> Aim:
Go through the material and write it all out exactly, minus the pictures.

> Recorded information:
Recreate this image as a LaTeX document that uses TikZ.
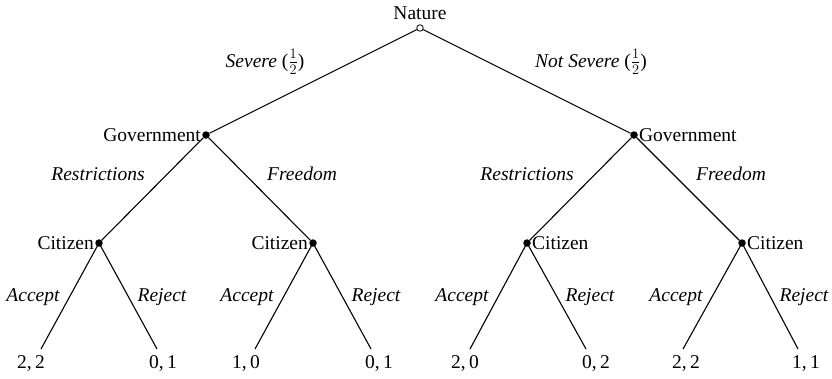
\documentclass[tikz,border=0pt]{standalone}
\usepackage{fontspec}
\setmainfont{Liberation Serif}
\begin{document}
\begin{tikzpicture}[x=1pt,y=-1pt,
  every node/.style={font=\fontsize{19.5}{23}\selectfont},
  chance/.style={circle,draw,fill=white,inner sep=0pt,minimum size=6.5pt,line width=0.8pt},
  dec/.style={circle,fill=black,inner sep=0pt,minimum size=7.5pt},
  edge/.style={line width=1.1pt},
  act/.style={font=\fontsize{19.5}{23}\selectfont\itshape},
  pay/.style={font=\fontsize{19.5}{23}\selectfont}]
\useasboundingbox (0,0) rectangle (832,378);
% decision nodes
\node[chance] (nat) at (420,28) {};
\node[dec] (g1) at (206,135) {};
\node[dec] (g2) at (634,135) {};
\node[dec] (c1) at (99,243) {};
\node[dec] (c2) at (313,243) {};
\node[dec] (c3) at (527,243) {};
\node[dec] (c4) at (742,243) {};
% leaves
\coordinate (l1) at (41,349);
\coordinate (l2) at (157,349);
\coordinate (l3) at (255,349);
\coordinate (l4) at (371,349);
\coordinate (l5) at (470,349);
\coordinate (l6) at (586,349);
\coordinate (l7) at (683,349);
\coordinate (l8) at (798,349);
% edges
\draw[edge] (nat) -- (g1);
\draw[edge] (nat) -- (g2);
\draw[edge] (g1) -- (c1);
\draw[edge] (g1) -- (c2);
\draw[edge] (g2) -- (c3);
\draw[edge] (g2) -- (c4);
\draw[edge] (c1.center) -- (l1);
\draw[edge] (c1.center) -- (l2);
\draw[edge] (c2.center) -- (l3);
\draw[edge] (c2.center) -- (l4);
\draw[edge] (c3.center) -- (l5);
\draw[edge] (c3.center) -- (l6);
\draw[edge] (c4.center) -- (l7);
\draw[edge] (c4.center) -- (l8);
% player labels
\node (tnat) at (420,13) {Nature};
\node[anchor=east,inner sep=1pt] (tg1) at (g1.west) {Government};
\node[anchor=west,inner sep=1pt] (tg2) at (g2.east) {Government};
\node[anchor=east,inner sep=1pt] (tc1) at (c1.west) {Citizen};
\node[anchor=east,inner sep=1pt] (tc2) at (c2.west) {Citizen};
\node[anchor=west,inner sep=1pt] (tc3) at (c3.east) {Citizen};
\node[anchor=west,inner sep=1pt] (tc4) at (c4.east) {Citizen};
% action labels
\node[act] (a1) at (265,62) {Severe \upshape($\frac{1}{2}$)};
\node[act] (a2) at (591,62) {Not Severe \upshape($\frac{1}{2}$)};
\node[act] (a3) at (98,174) {Restrictions};
\node[act] (a4) at (302,174) {Freedom};
\node[act] (a5) at (527,174) {Restrictions};
\node[act] (a6) at (731,174) {Freedom};
\node[act] (b1) at (33,297) {Accept};
\node[act] (b2) at (162,297) {Reject};
\node[act] (b3) at (247,297) {Accept};
\node[act] (b4) at (376,297) {Reject};
\node[act] (b5) at (462,297) {Accept};
\node[act] (b6) at (590,297) {Reject};
\node[act] (b7) at (676,297) {Accept};
\node[act] (b8) at (804,297) {Reject};
% payoffs
\node[pay] (p1) at (31,364) {2,\,2};
\node[pay] (p2) at (163,364) {0,\,1};
\node[pay] (p3) at (246,364) {1,\,0};
\node[pay] (p4) at (379,364) {0,\,1};
\node[pay] (p5) at (465,364) {2,\,0};
\node[pay] (p6) at (596,364) {0,\,2};
\node[pay] (p7) at (686,364) {2,\,2};
\node[pay] (p8) at (806,364) {1,\,1};
\end{tikzpicture}
\end{document}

> Task response:
Recreate this image as a LaTeX document that uses TikZ.
\documentclass[tikz,border=0pt]{standalone}
\usepackage{fontspec}
\setmainfont{Liberation Serif}
\begin{document}
\begin{tikzpicture}[x=1pt,y=-1pt,
  every node/.style={font=\fontsize{19.5}{23}\selectfont},
  chance/.style={circle,draw,fill=white,inner sep=0pt,minimum size=6.5pt,line width=0.8pt},
  dec/.style={circle,fill=black,inner sep=0pt,minimum size=7.5pt},
  edge/.style={line width=1.1pt},
  act/.style={font=\fontsize{19.5}{23}\selectfont\itshape},
  pay/.style={font=\fontsize{19.5}{23}\selectfont}]
\useasboundingbox (0,0) rectangle (832,378);
% decision nodes
\node[chance] (nat) at (420,28) {};
\node[dec] (g1) at (206,135) {};
\node[dec] (g2) at (634,135) {};
\node[dec] (c1) at (99,243) {};
\node[dec] (c2) at (313,243) {};
\node[dec] (c3) at (527,243) {};
\node[dec] (c4) at (742,243) {};
% leaves
\coordinate (l1) at (41,349);
\coordinate (l2) at (157,349);
\coordinate (l3) at (255,349);
\coordinate (l4) at (371,349);
\coordinate (l5) at (470,349);
\coordinate (l6) at (586,349);
\coordinate (l7) at (683,349);
\coordinate (l8) at (798,349);
% edges
\draw[edge] (nat) -- (g1);
\draw[edge] (nat) -- (g2);
\draw[edge] (g1) -- (c1);
\draw[edge] (g1) -- (c2);
\draw[edge] (g2) -- (c3);
\draw[edge] (g2) -- (c4);
\draw[edge] (c1.center) -- (l1);
\draw[edge] (c1.center) -- (l2);
\draw[edge] (c2.center) -- (l3);
\draw[edge] (c2.center) -- (l4);
\draw[edge] (c3.center) -- (l5);
\draw[edge] (c3.center) -- (l6);
\draw[edge] (c4.center) -- (l7);
\draw[edge] (c4.center) -- (l8);
% player labels
\node (tnat) at (420,13) {Nature};
\node[anchor=east,inner sep=1pt] (tg1) at (g1.west) {Government};
\node[anchor=west,inner sep=1pt] (tg2) at (g2.east) {Government};
\node[anchor=east,inner sep=1pt] (tc1) at (c1.west) {Citizen};
\node[anchor=east,inner sep=1pt] (tc2) at (c2.west) {Citizen};
\node[anchor=west,inner sep=1pt] (tc3) at (c3.east) {Citizen};
\node[anchor=west,inner sep=1pt] (tc4) at (c4.east) {Citizen};
% action labels
\node[act] (a1) at (265,62) {Severe \upshape($\frac{1}{2}$)};
\node[act] (a2) at (591,62) {Not Severe \upshape($\frac{1}{2}$)};
\node[act] (a3) at (98,174) {Restrictions};
\node[act] (a4) at (302,174) {Freedom};
\node[act] (a5) at (527,174) {Restrictions};
\node[act] (a6) at (731,174) {Freedom};
\node[act] (b1) at (33,297) {Accept};
\node[act] (b2) at (162,297) {Reject};
\node[act] (b3) at (247,297) {Accept};
\node[act] (b4) at (376,297) {Reject};
\node[act] (b5) at (462,297) {Accept};
\node[act] (b6) at (590,297) {Reject};
\node[act] (b7) at (676,297) {Accept};
\node[act] (b8) at (804,297) {Reject};
% payoffs
\node[pay] (p1) at (31,364) {2,\,2};
\node[pay] (p2) at (163,364) {0,\,1};
\node[pay] (p3) at (246,364) {1,\,0};
\node[pay] (p4) at (379,364) {0,\,1};
\node[pay] (p5) at (465,364) {2,\,0};
\node[pay] (p6) at (596,364) {0,\,2};
\node[pay] (p7) at (686,364) {2,\,2};
\node[pay] (p8) at (806,364) {1,\,1};
\end{tikzpicture}
\end{document}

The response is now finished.